Both the source of these thoughts and the thing ripping my patience into shreds in the first place, is this, this devil’s fist of a drawing:

It’s still so hopelessly unfinished that it makes me wanna cry. After spending 9 hours on it and grinding the same shades and lights, going in circles and squinting my eyes to see better till they hurt, my teacher had to literally take the pen from my hand to show me what I was doing wrong. And I still wasn’t sure I got it.

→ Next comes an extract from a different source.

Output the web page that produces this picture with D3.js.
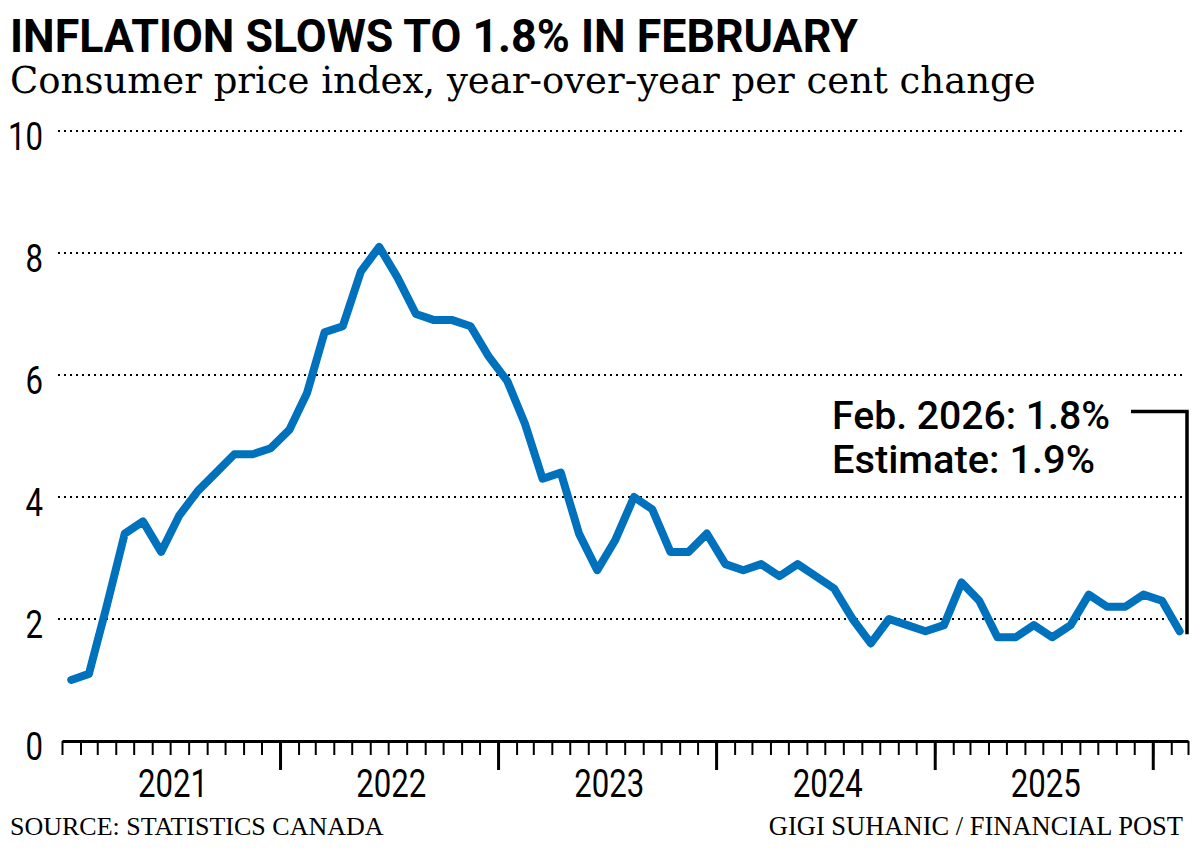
<!DOCTYPE html>
<html>
<head>
<meta charset="utf-8">
<script src="https://cdn.jsdelivr.net/npm/d3@7"></script>
<style>
  body { margin: 0; background: #fff; }
  .sans { font-family: Roboto, "Liberation Sans", sans-serif; }
  .serif { font-family: "Liberation Serif", serif; }
</style>
</head>
<body>
<svg id="chart" width="1200" height="852"></svg>
<script>
// monthly CPI, y/y % change, Jan 2021 .. Feb 2026
const firstMonth = new Date(2021, 0, 1)
const cpi = [
  1.0, 1.1, 2.2, 3.4, 3.6, 3.1, 3.7, 4.1, 4.4, 4.7, 4.7, 4.8,
  5.1, 5.7, 6.7, 6.8, 7.7, 8.1, 7.6, 7.0, 6.9, 6.9, 6.8, 6.3,
  5.9, 5.2, 4.3, 4.4, 3.4, 2.8, 3.3, 4.0, 3.8, 3.1, 3.1, 3.4,
  2.9, 2.8, 2.9, 2.7, 2.9, 2.7, 2.5, 2.0, 1.6, 2.0, 1.9, 1.8,
  1.9, 2.6, 2.3, 1.7, 1.7, 1.9, 1.7, 1.9, 2.4, 2.2, 2.2, 2.4,
  2.3, 1.8
]
const years = ["2021", "2022", "2023", "2024", "2025"]
const yTicks = [0, 2, 4, 6, 8, 10]
const title = "INFLATION SLOWS TO 1.8% IN FEBRUARY"
const subtitle = "Consumer price index, year-over-year per cent change"
const source = "SOURCE: STATISTICS CANADA"
const credit = "GIGI SUHANIC / FINANCIAL POST"
const note = ["Feb. 2026: 1.8%", "Estimate: 1.9%"]

let data = cpi.map(function(v, i) {
  let d = d3.timeMonth.offset(firstMonth, i)
  return {date: d, value: v}
})

let svg = d3.select("#chart")

let x = d3.scaleTime()
  .domain([firstMonth, d3.timeMonth.offset(firstMonth, cpi.length)])
  .range([62, 1188])
let y = d3.scaleLinear().domain([0, 10]).range([741, 131])

// plot each month in the middle of its slot
function mid(d) {
  return (x(d) + x(d3.timeMonth.offset(d, 1))) / 2
}

// the numbers are set in a narrow face; squeeze Roboto to fit
const digitW = 17.5

// titles
svg.append("text").attr("class", "sans")
  .attr("x", 10).attr("y", 52)
  .attr("font-size", 47).attr("font-weight", 700)
  .attr("textLength", 848).attr("lengthAdjust", "spacingAndGlyphs")
  .text(title)
svg.append("text")
  .attr("x", 10).attr("y", 93)
  .attr("font-family", "DejaVu Serif").attr("font-size", 37)
  .text(subtitle)

// grid
svg.append("g").selectAll("line")
  .data(yTicks.filter(v => v > 0))
  .join("line")
  .attr("x1", 58).attr("x2", 1182)
  .attr("y1", d => y(d)).attr("y2", d => y(d))
  .attr("stroke", "#000").attr("stroke-width", 2)
  .attr("stroke-dasharray", "2,4")

svg.append("g").selectAll("text")
  .data(yTicks)
  .join("text").attr("class", "sans")
  .attr("x", 43).attr("y", d => y(d) + 19)
  .attr("text-anchor", "end").attr("font-size", 38)
  .attr("textLength", d => String(d).length * digitW).attr("lengthAdjust", "spacingAndGlyphs")
  .text(d => d)

// x axis: month ticks plus longer year ticks
let xAxis = svg.append("g").attr("transform", "translate(0,741)")
xAxis.call(d3.axisBottom(x).ticks(d3.timeMonth.every(1)).tickSize(14).tickSizeOuter(0).tickFormat(""))
xAxis.select(".domain").attr("stroke-width", 3)
xAxis.selectAll(".tick line").attr("stroke-width", 2)

let yearAxis = svg.append("g").attr("transform", "translate(0,741)")
yearAxis.call(d3.axisBottom(x)
  .tickValues(d3.timeYear.range(new Date(2022, 0, 1), x.domain()[1]))
  .tickSize(29).tickSizeOuter(0).tickFormat(""))
yearAxis.select(".domain").remove()
yearAxis.selectAll(".tick line").attr("stroke-width", 3)

svg.append("g").selectAll("text")
  .data(years)
  .join("text").attr("class", "sans")
  .attr("x", d => x(new Date(+d, 6, 1)) + 3)
  .attr("y", 797)
  .attr("text-anchor", "middle").attr("font-size", 38)
  .attr("textLength", d => d.length * digitW).attr("lengthAdjust", "spacingAndGlyphs")
  .text(d => d)

// the line
let line = d3.line().x(d => mid(d.date)).y(d => y(d.value))
svg.append("path").datum(data)
  .attr("d", line)
  .attr("fill", "none").attr("stroke", "#0071bc")
  .attr("stroke-width", 8)
  .attr("stroke-linejoin", "round").attr("stroke-linecap", "round")

// callout for the latest month
let last = data[data.length - 1]
let bx = x.range()[1] - 1
let by = y(5.4)
svg.append("path")
  .attr("d", "M" + (bx - 56) + "," + by + "H" + bx + "V" + (y(last.value) + 3))
  .attr("fill", "none").attr("stroke", "#000").attr("stroke-width", 3.5)

svg.append("g").selectAll("text")
  .data(note)
  .join("text").attr("class", "sans")
  .attr("x", bx - 355).attr("y", (d, i) => by + 17 + i * 44)
  .attr("font-size", 39).attr("font-weight", 500)
  .attr("textLength", (d, i) => i == 0 ? 278 : 263).attr("lengthAdjust", "spacingAndGlyphs")
  .text(d => d)

// footer
svg.append("text").attr("class", "serif")
  .attr("x", 10).attr("y", 835).attr("font-size", 26)
  .text(source)
svg.append("text").attr("class", "serif")
  .attr("x", 1183).attr("y", 835).attr("font-size", 26.5)
  .attr("text-anchor", "end")
  .text(credit)
</script>
</body>
</html>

At that moment I was scared of all my teacher’s knowledge and passion (and he is not a scary man at all, more like Harry Hill of the art world. Really quite loveable). He is from the great Art Academy of St. Peterburg and thinking about all the amazing works he’d seen, I wanted to crawl back to my childhood drawing subjects, the covers of Disney films. Just any scribbles that couldn’t be taken seriously, so I wouldn’t feel like a failure.

But then my teacher told me that the Japanese artist Katsushika Hokusai had yelled at 72 years old: “Finally, I feel like I can draw something!”

That made me feel better because I happen to love his art. If I could, I would tell him that it truly is quite something. Something incredible.

Clumsy is a synonym for perfect if you make it so

30 Sep

Finished my second ever live drawing session today and here’s the result! Pretty happy even if there’s still little annoying mistakes my eyes see, but I’ve decided not to be too hard a perfectionist if only for today. After all, even if I have walked into a door head first today (and as a matter of fact, burned my forehead with a straightener and slammed a car door full blast into my face so that my lip acquired a nice botox-gone-wrong look), it’s still been a pretty much perfect weekend off from work. Seen a very good friend, been to a gig and a get-together and fallen in love with drawing again! “All happy news, except the last one”,  my friends and family might say, since it means they’ve now all turned into a personal models of mine sitting on a stool while I totter around with my pencils. Big thanks for the model on this one!

One day I’ll get to wander around Europe and draw the passers-by like the street artists in Paris and London and Prague. Till then I’m gonna content myself with cups of hot chocolate and a living room transformed into a mini workshop.